*** Provided records

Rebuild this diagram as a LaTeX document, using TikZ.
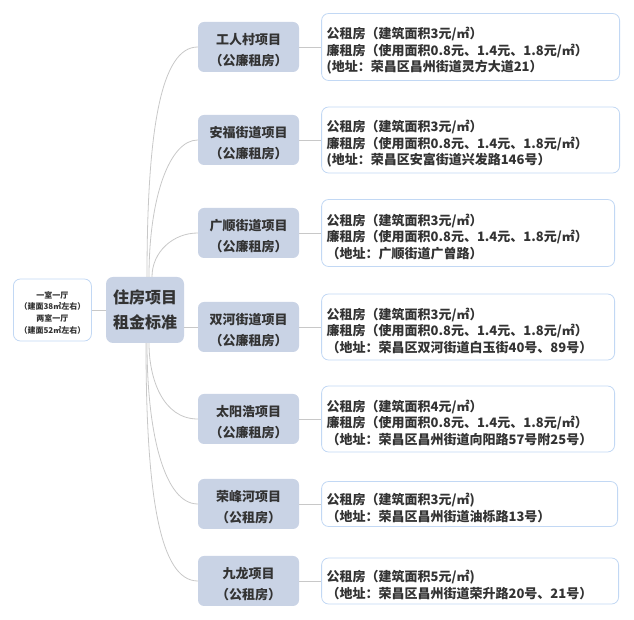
\documentclass[tikz,border=0pt]{standalone}
\usepackage{fontspec}
\setmainfont{Noto Sans CJK SC}
\usetikzlibrary{positioning}
\definecolor{projfill}{HTML}{C9D3E5}
\definecolor{infoline}{HTML}{C2D8F4}
\definecolor{branchgray}{HTML}{C8C8C8}
\definecolor{inktext}{HTML}{333333}
\begin{document}
\begin{tikzpicture}[x=1pt,y=1pt,
    project/.style={fill=projfill, rounded corners=6, minimum width=101,
      minimum height=50, text width=90, align=center, text=inktext, text height=17.5,
      font=\fontsize{13}{21}\selectfont\bfseries},
    info/.style={draw=infoline, line width=0.8, fill=white, rounded corners=7,
      inner xsep=5, inner ysep=2, align=left, text=inktext, text height=19,
      font=\fontsize{13}{16.7}\selectfont\bfseries},
    branch/.style={draw=branchgray, line width=0.8}]
    \useasboundingbox (0,0) rectangle (634,620);

    \node[
      project,
      minimum width=78,
      minimum height=66,
      text width=70,
      rounded corners=7,
      text height={},
      font=\fontsize{16}{25}\selectfont\bfseries] (root) at (145,310) {
      住房项目\\租金标准};
    \node[
      info,
      align=center,
      minimum width=78,
      minimum height=62,
      inner xsep=2,
      text width=74,
      text height=12,
      font=\fontsize{8}{11.7}\selectfont\bfseries] (rooms) [left=14 of root] {
      一室一厅\\（建面38㎡左右）\\两室一厅\\（建面52㎡左右）};

    % projects
    \node[project] (p1) at (248.5,573) {工人村项目\\（公廉租房）};
    \node[project] (p2) at (248.5,480) {安福街道项目\\（公廉租房）};
    \node[project] (p3) at (248.5,387) {广顺街道项目\\（公廉租房）};
    \node[project] (p4) at (248.5,293) {双河街道项目\\（公廉租房）};
    \node[project] (p5) at (248.5,201) {太阳浩项目\\（公廉租房）};
    \node[project] (p6) at (248.5,116) {荣峰河项目\\（公租房）};
    \node[project] (p7) at (248.5,39) {九龙项目\\（公租房）};

    % rent details
    \node[info, text width=288, minimum height=67] (d1) [right=22 of p1] {
      公租房（建筑面积3元/㎡）\\
      廉租房（使用面积0.8元、1.4元、1.8元/㎡）\\
      (地址：荣昌区昌州街道灵方大道21）};
    \node[info, text width=288, minimum height=66] (d2) [right=22 of p2] {
      公租房（建筑面积3元/㎡）\\
      廉租房（使用面积0.8元、1.4元、1.8元/㎡）\\
      (地址：荣昌区安富街道兴发路146号）};
    \node[info, text width=283, minimum height=67] (d3) [right=22 of p3] {
      公租房（建筑面积3元/㎡）\\
      廉租房（使用面积0.8元、1.4元、1.8元/㎡）\\
      （地址：广顺街道广曾路）};
    \node[info, text width=283, minimum height=66] (d4) [right=22 of p4] {
      公租房（建筑面积3元/㎡）\\
      廉租房（使用面积0.8元、1.4元、1.8元/㎡）\\
      （地址：荣昌区双河街道白玉街40号、89号）};
    \node[info, text width=283, minimum height=66] (d5) [right=22 of p5] {
      公租房（建筑面积4元/㎡）\\
      廉租房（使用面积0.8元、1.4元、1.8元/㎡）\\
      （地址：荣昌区昌州街道向阳路57号附25号）};
    \node[info, text width=286, minimum height=45] (d6) [right=22 of p6] {
      公租房（建筑面积3元/㎡)\\
      （地址：荣昌区昌州街道油栎路13号）};
    \node[info, text width=287, minimum height=46] (d7) [right=22 of p7] {
      公租房（建筑面积5元/㎡)\\
      （地址：荣昌区昌州街道荣升路20号、21号）};

    \draw[branch] (rooms) -- (root);
    \draw[branch] ([xshift=2]root.north) to[out=90,in=180,out looseness=1.6,in looseness=0.4] (p1.west);
    \draw[branch] ([xshift=4]root.north) to[out=90,in=180,out looseness=1.4,in looseness=0.5] (p2.west);
    \draw[branch] ([xshift=7]root.north) to[out=90,in=180] (p3.west);
    \draw[branch] (root.east |- p4.west) -- (p4.west);
    \draw[branch] ([xshift=4]root.south) to[out=-90,in=180] (p5.west);
    \draw[branch] ([xshift=2]root.south) to[out=-90,in=180,out looseness=1.4,in looseness=0.5] (p6.west);
    \draw[branch] ([xshift=1]root.south) to[out=-90,in=180,out looseness=1.6,in looseness=0.4] (p7.west);
    \foreach \i in {1,...,7}
      \draw[branch] (p\i) -- (d\i);
  \end{tikzpicture}
\end{document}
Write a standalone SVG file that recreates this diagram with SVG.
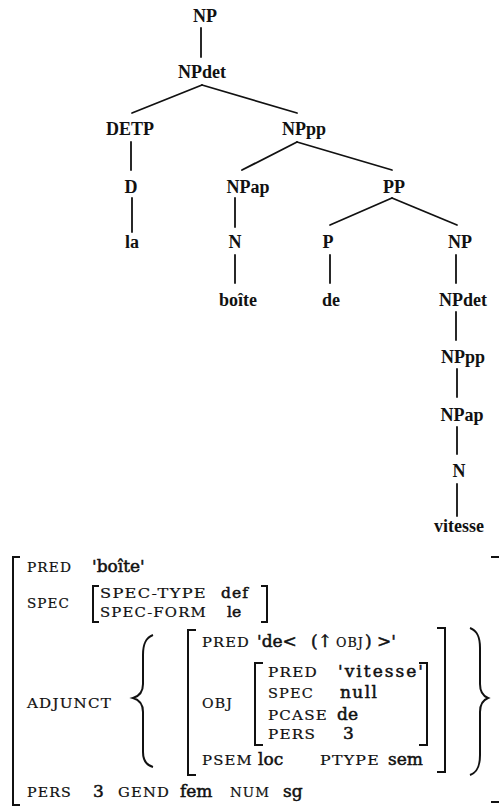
<svg xmlns="http://www.w3.org/2000/svg" width="502" height="808" viewBox="0 0 502 808">
<style>
.t{font-family:"Liberation Serif","Times New Roman",serif;font-weight:bold;font-size:18px;text-anchor:middle;fill:#111}
.e{stroke:#111;stroke-width:1.8;fill:none;stroke-linecap:round}
.k{font-family:"DejaVu Serif",serif;font-size:12.5px;letter-spacing:1px;fill:#111;stroke:#111;stroke-width:0.2}
.v{font-family:"DejaVu Serif",serif;font-size:17px;fill:#111;stroke:#111;stroke-width:0.5}
.s{font-size:15.5px}
.b{stroke:#111;stroke-width:2;fill:none}
</style>
<rect width="502" height="808" fill="#fff"/>
<g id="connectors">
<line class="e" x1="201" y1="28" x2="201" y2="57"/>
<line class="e" x1="202" y1="85" x2="132" y2="113"/>
<line class="e" x1="202" y1="85" x2="297" y2="113"/>
<line class="e" x1="131" y1="142" x2="131" y2="170"/>
<line class="e" x1="132" y1="198" x2="132" y2="232"/>
<line class="e" x1="297" y1="142" x2="242" y2="170"/>
<line class="e" x1="297" y1="142" x2="392" y2="170"/>
<line class="e" x1="235" y1="198" x2="235" y2="227"/>
<line class="e" x1="235" y1="255" x2="235" y2="283"/>
<line class="e" x1="392" y1="198" x2="330" y2="225"/>
<line class="e" x1="392" y1="198" x2="457" y2="225"/>
<line class="e" x1="330" y1="255" x2="330" y2="283"/>
<line class="e" x1="456" y1="255" x2="456" y2="283"/>
<line class="e" x1="456" y1="312" x2="456" y2="340"/>
<line class="e" x1="457" y1="369" x2="457" y2="397"/>
<line class="e" x1="457" y1="427" x2="457" y2="454"/>
<line class="e" x1="457" y1="484" x2="457" y2="516"/>
</g>
<g id="n-np"><text class="t" x="205" y="22">NP</text></g>
<g id="n-npdet"><text class="t" x="202" y="78">NPdet</text></g>
<g id="n-detp"><text class="t" x="130" y="135">DETP</text></g>
<g id="n-nppp"><text class="t" x="304" y="135">NPpp</text></g>
<g id="n-d"><text class="t" x="131" y="193">D</text></g>
<g id="n-la"><text class="t" x="132" y="248">la</text></g>
<g id="n-npap"><text class="t" x="248" y="193">NPap</text></g>
<g id="n-n1"><text class="t" x="235" y="248">N</text></g>
<g id="n-boite"><text class="t" x="238" y="306">boîte</text></g>
<g id="n-pp"><text class="t" x="394" y="193">PP</text></g>
<g id="n-p"><text class="t" x="328" y="248">P</text></g>
<g id="n-de"><text class="t" x="331" y="306">de</text></g>
<g id="n-np2"><text class="t" x="460" y="248">NP</text></g>
<g id="n-npdet2"><text class="t" x="463" y="306">NPdet</text></g>
<g id="n-nppp2"><text class="t" x="463" y="363">NPpp</text></g>
<g id="n-npap2"><text class="t" x="462" y="421">NPap</text></g>
<g id="n-n2"><text class="t" x="459" y="477">N</text></g>
<g id="n-vitesse"><text class="t" x="459" y="532">vitesse</text></g>
<g id="fstructure">
<path class="b" d="M20,557 H13 V805 H20"/>
<path class="b" d="M491,557 H499"/>
<path class="b" d="M491,802 H499"/>
<path class="b" d="M99,586 H93 V622 H99"/>
<path class="b" d="M261,586 H267 V622 H261"/>
<path class="b" d="M153,635 C145,638 143,645 143,655 V684 C143,692 140,696 133,698 C140,700 143,704 143,712 V752 C143,760 146,765 153,767"/>
<path class="b" d="M196,630 H188 V775 H196"/>
<path class="b" d="M437,628 H445 V772 H437"/>
<path class="b" d="M263,663 H255 V745 H263"/>
<path class="b" d="M419,663 H427 V745 H419"/>
<path class="b" d="M470,628 C478,631 480,638 480,648 V684 C480,692 483,696 488,698 C483,700 480,704 480,712 V755 C480,765 478,772 470,775"/>
<text class="k" x="27" y="572" textLength="45" lengthAdjust="spacingAndGlyphs">PRED</text>
<text class="v" x="92" y="572">'boîte'</text>
<text class="k" x="27" y="608" textLength="43" lengthAdjust="spacingAndGlyphs">SPEC</text>
<text class="k" x="100" y="598" textLength="107" lengthAdjust="spacingAndGlyphs">SPEC-TYPE</text>
<text class="v s" x="221" y="598" textLength="27">def</text>
<text class="k" x="100" y="617" textLength="107" lengthAdjust="spacingAndGlyphs">SPEC-FORM</text>
<text class="v s" x="227" y="617">le</text>
<text class="k" x="27" y="708" textLength="85" lengthAdjust="spacingAndGlyphs">ADJUNCT</text>
<text class="k" x="202" y="647" textLength="48" lengthAdjust="spacingAndGlyphs">PRED</text>
<text class="v" y="647"><tspan x="257">'de&lt;</tspan><tspan x="311">(↑</tspan><tspan x="336" class="k" textLength="28" lengthAdjust="spacingAndGlyphs">OBJ</tspan><tspan x="365">) &gt;'</tspan></text>
<text class="k" x="202" y="708" textLength="31" lengthAdjust="spacingAndGlyphs">OBJ</text>
<text class="k" x="268" y="677" textLength="50" lengthAdjust="spacingAndGlyphs">PRED</text>
<text class="v" x="338" y="677" textLength="85">'vitesse'</text>
<text class="k" x="268" y="698" textLength="46" lengthAdjust="spacingAndGlyphs">SPEC</text>
<text class="v" x="340" y="698" textLength="37">null</text>
<text class="k" x="268" y="720" textLength="60" lengthAdjust="spacingAndGlyphs">PCASE</text>
<text class="v" x="337" y="720">de</text>
<text class="k" x="268" y="739" textLength="48" lengthAdjust="spacingAndGlyphs">PERS</text>
<text class="v" x="343" y="739">3</text>
<text class="k" x="202" y="765" textLength="51" lengthAdjust="spacingAndGlyphs">PSEM</text>
<text class="v" x="258" y="765">loc</text>
<text class="k" x="320" y="765" textLength="60" lengthAdjust="spacingAndGlyphs">PTYPE</text>
<text class="v" x="388" y="765">sem</text>
<text class="k" x="27" y="797" textLength="45" lengthAdjust="spacingAndGlyphs">PERS</text>
<text class="v" x="93" y="797">3</text>
<text class="k" x="118" y="797" textLength="52" lengthAdjust="spacingAndGlyphs">GEND</text>
<text class="v" x="180" y="797">fem</text>
<text class="k" x="230" y="797" textLength="40" lengthAdjust="spacingAndGlyphs">NUM</text>
<text class="v" x="283" y="797">sg</text>
</g>
</svg>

******

Up to and including the line that contains "(0,0) rectangle (634,620);", print the records above exactly from their first line, without any pictures.

Rebuild this diagram as a LaTeX document, using TikZ.
\documentclass[tikz,border=0pt]{standalone}
\usepackage{fontspec}
\setmainfont{Noto Sans CJK SC}
\usetikzlibrary{positioning}
\definecolor{projfill}{HTML}{C9D3E5}
\definecolor{infoline}{HTML}{C2D8F4}
\definecolor{branchgray}{HTML}{C8C8C8}
\definecolor{inktext}{HTML}{333333}
\begin{document}
\begin{tikzpicture}[x=1pt,y=1pt,
    project/.style={fill=projfill, rounded corners=6, minimum width=101,
      minimum height=50, text width=90, align=center, text=inktext, text height=17.5,
      font=\fontsize{13}{21}\selectfont\bfseries},
    info/.style={draw=infoline, line width=0.8, fill=white, rounded corners=7,
      inner xsep=5, inner ysep=2, align=left, text=inktext, text height=19,
      font=\fontsize{13}{16.7}\selectfont\bfseries},
    branch/.style={draw=branchgray, line width=0.8}]
    \useasboundingbox (0,0) rectangle (634,620);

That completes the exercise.